Let’s build a visualization for medals at the Great American Beer Festival from this week’s Tidy Tuesday.
Which beer styles are most characteristic of each state?
library(tidyverse)
beer_awards <- read_csv('https://raw.githubusercontent.com/rfordatascience/tidytuesday/master/data/2020/2020-10-20/beer_awards.csv') %>%
mutate(state = str_to_upper(state))
beer_awards
## # A tibble: 4,970 x 7
## medal beer_name brewery city state category year
## <chr> <chr> <chr> <chr> <chr> <chr> <dbl>
## 1 Gold Volksbier Vienna Wibby Brewi… Longmo… CO American Amb… 2020
## 2 Silver Oktoberfest Founders Br… Grand … MI American Amb… 2020
## 3 Bronze Amber Lager Skipping Ro… Staunt… VA American Amb… 2020
## 4 Gold Lager at World's End Epidemic Al… Concord CA American Lag… 2020
## 5 Silver Seismic Tremor Seismic Bre… Santa … CA American Lag… 2020
## 6 Bronze Lite Thinking Pollyanna B… Lemont IL American Lag… 2020
## 7 Gold Beachscape Ventura Coa… Ventura CA American Pil… 2020
## 8 Silver Imagine a World with B… Freetail Br… San An… TX American Pil… 2020
## 9 Bronze Pilsner Old Town Br… Portla… OR American Pil… 2020
## 10 Gold Tank 7 Boulevard B… Kansas… MO American-Bel… 2020
## # … with 4,960 more rows
Let’s find the top 3 most distinctive words (using weighted log odds) for each state.
library(tidytext)
library(tidylo)
word_counts <- beer_awards %>%
unnest_tokens(word, category) %>%
anti_join(get_stopwords()) %>%
count(state, word, sort = TRUE)
word_log_odds <- word_counts %>%
bind_log_odds(state, word, n) %>%
arrange(state, word)
state_words <- word_log_odds %>%
group_by(n) %>%
filter(sum(n) > 5) %>%
ungroup() %>%
group_by(state) %>%
top_n(3) %>%
ungroup() %>%
select(state, word)
state_words
## # A tibble: 151 x 2
## state word
## <chr> <chr>
## 1 AK flavored
## 2 AK smoke
## 3 AK vegetable
## 4 AL ale
## 5 AL beer
## 6 AL style
## 7 AR ale
## 8 AR beer
## 9 AR style
## 10 AZ french
## # … with 141 more rows
Now let’s create labels for the plot from these words.
labels <- state_words %>%
group_by(state) %>%
summarise(word = paste(word, collapse = "<br/>"))
labels
## # A tibble: 50 x 2
## state word
## <chr> <chr>
## 1 AK flavored<br/>smoke<br/>vegetable
## 2 AL ale<br/>beer<br/>style
## 3 AR ale<br/>beer<br/>style
## 4 AZ french<br/>malt<br/>scottish
## 5 CA black<br/>double<br/>stouts
## 6 CO foreign<br/>light<br/>premium
## 7 CT ales<br/>old<br/>pale
## 8 DC ale<br/>american<br/>style
## 9 DE black<br/>free<br/>gluten
## 10 FL dusseldorf<br/>munich<br/>scottish
## # … with 40 more rows
We need a GeoJSON file to create a map of the US. Let’s use one from: https://eric.clst.org/tech/usgeojson/
states <- geojsonio::geojson_read("gz_2010_us_040_00_500k.json", what = "sp")
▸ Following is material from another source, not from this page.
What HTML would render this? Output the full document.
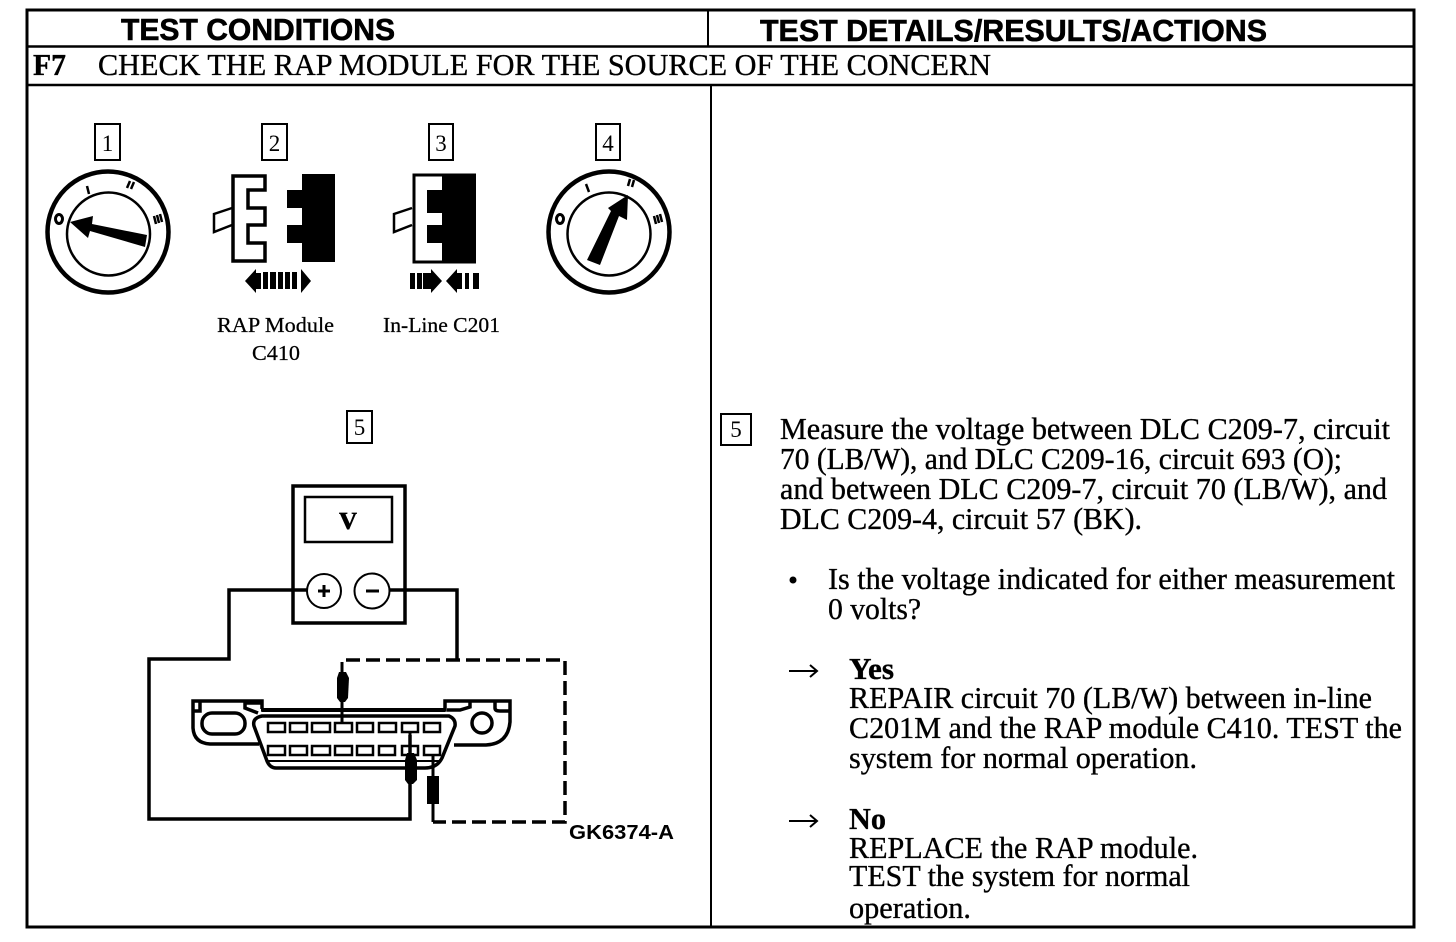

Using joins, let’s set up two quantities to be mapped with this GeoJSON:
medals <- tibble(state.name = states$NAME) %>%
left_join(
beer_awards %>%
count(state) %>%
left_join(tibble(state = state.abb, state.name))
) %>%
left_join(labels) %>%
replace_na(list(n = 0,
word = "<i>none</i>"))
states$medals <- medals$n
label <- map(medals$word, htmltools::HTML)
Now let’s create a map to display the three most distinctive beer category words for each state, along with the total medals for each state.
library(leaflet)
bins <- c(0, 50, 100, 200, 500, 1000)
pal <- colorBin(palette = "OrRd", domain = medals, bins = bins)
m <- leaflet(states) %>%
setView(-96, 37.8, 4) %>%
addTiles() %>%
addPolygons(
fillColor = ~ pal(medals),
weight = 2,
opacity = 1,
color = "white",
fillOpacity = 0.5,
highlight = highlightOptions(
weight = 5,
color = "white",
fillOpacity = 0.7,
bringToFront = TRUE),
label = label,
labelOptions = labelOptions(
style = list("font-weight" = "normal", padding = "3px 8px"),
textsize = "12px",
direction = "auto")) %>%
addLegend("bottomright", pal = pal, values = ~medals,
title = "Total medals",
opacity = 1
)
m